Che rapporto ha con il politically correct? Un attore comico deve avere il senso del limite o far ridere è un obiettivo che si può raggiungere a qualsiasi costo?
«La censura è sempre un ostacolo di qualsiasi tipo sia, lo è stato nell'antica Roma, con i Principati, con la Chiesa, col fascismo, e anche il politicamente corretto a modo suo è una censura delle parole. Il comico dovrebbe godere di una sorta di licenza poetica, ma senza andare troppo oltre, vedi il comico che all'Oscar si è preso uno schiaffo da Will Smith per quella battuta sulla moglie. Credo che quando fai satira e fai ridere anche la vittima, allora hai fatto un buon lavoro, hai messo il dito nella piaga ma senza fare male a nessuno. Sta al comico trovare la strada per far ridere comunque. Oggi è più complicato, ci sono le associazioni: non puoi dire nano, dovresti dire Biancaneve e i diversamente alti...».
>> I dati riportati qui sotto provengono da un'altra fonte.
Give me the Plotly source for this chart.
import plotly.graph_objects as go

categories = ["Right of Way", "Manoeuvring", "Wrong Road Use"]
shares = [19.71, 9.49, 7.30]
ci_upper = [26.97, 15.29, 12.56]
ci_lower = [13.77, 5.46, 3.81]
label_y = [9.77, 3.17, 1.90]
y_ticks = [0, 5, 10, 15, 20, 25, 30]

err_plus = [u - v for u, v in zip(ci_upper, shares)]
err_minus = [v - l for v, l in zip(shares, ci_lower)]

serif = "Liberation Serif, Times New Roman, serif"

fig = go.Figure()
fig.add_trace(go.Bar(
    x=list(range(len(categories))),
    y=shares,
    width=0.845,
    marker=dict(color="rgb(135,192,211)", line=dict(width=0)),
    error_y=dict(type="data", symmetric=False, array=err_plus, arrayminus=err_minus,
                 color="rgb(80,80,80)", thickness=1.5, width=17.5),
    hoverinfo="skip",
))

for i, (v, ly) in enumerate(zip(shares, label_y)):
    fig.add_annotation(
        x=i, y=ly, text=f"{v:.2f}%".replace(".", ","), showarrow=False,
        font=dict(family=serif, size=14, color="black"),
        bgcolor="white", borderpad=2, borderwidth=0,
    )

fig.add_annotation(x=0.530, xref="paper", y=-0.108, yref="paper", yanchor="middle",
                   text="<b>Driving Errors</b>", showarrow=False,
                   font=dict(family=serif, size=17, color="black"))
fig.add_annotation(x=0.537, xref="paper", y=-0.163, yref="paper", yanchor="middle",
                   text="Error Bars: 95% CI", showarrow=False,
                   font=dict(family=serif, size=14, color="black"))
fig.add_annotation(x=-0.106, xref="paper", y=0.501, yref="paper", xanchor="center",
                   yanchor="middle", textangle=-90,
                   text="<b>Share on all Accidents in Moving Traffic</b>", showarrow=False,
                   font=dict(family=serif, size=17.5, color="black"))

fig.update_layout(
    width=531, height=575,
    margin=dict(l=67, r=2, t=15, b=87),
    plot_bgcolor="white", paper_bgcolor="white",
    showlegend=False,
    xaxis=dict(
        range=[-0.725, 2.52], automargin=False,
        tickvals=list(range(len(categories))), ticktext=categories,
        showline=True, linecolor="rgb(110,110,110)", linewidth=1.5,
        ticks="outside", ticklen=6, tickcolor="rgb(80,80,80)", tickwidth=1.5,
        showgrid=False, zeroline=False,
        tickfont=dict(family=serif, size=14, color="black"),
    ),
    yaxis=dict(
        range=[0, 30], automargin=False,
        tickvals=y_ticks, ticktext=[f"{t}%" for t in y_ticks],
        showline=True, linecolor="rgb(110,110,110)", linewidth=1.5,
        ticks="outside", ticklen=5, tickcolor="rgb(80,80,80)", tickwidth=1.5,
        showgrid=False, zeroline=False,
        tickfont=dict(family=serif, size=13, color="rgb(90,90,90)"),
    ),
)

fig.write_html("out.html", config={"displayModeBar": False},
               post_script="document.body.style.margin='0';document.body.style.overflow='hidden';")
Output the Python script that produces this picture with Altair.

Come nascono le sue idee per far ridere?
«A volte basta prendere la metropolitana e osservare cosa avviene. La realtà nuda e cruda come quella dei pickpocket, oppure i drammi quotidiani degli anziani in fila all'anagrafe, nella loro guerra impari con la burocrazia, o le complicazioni nel fare lo spid: da una piccola grande drammaticità puoi tirare fuori un pezzo comico».
Cosa fa di un comico un vero comico?
«Abbiamo la fortuna di vedere la reazione del pubblico: la risata fa rumore, la lacrima no. La risata con l'applauso poi è un coito infinito, e non ne basta una, ne vuoi di più».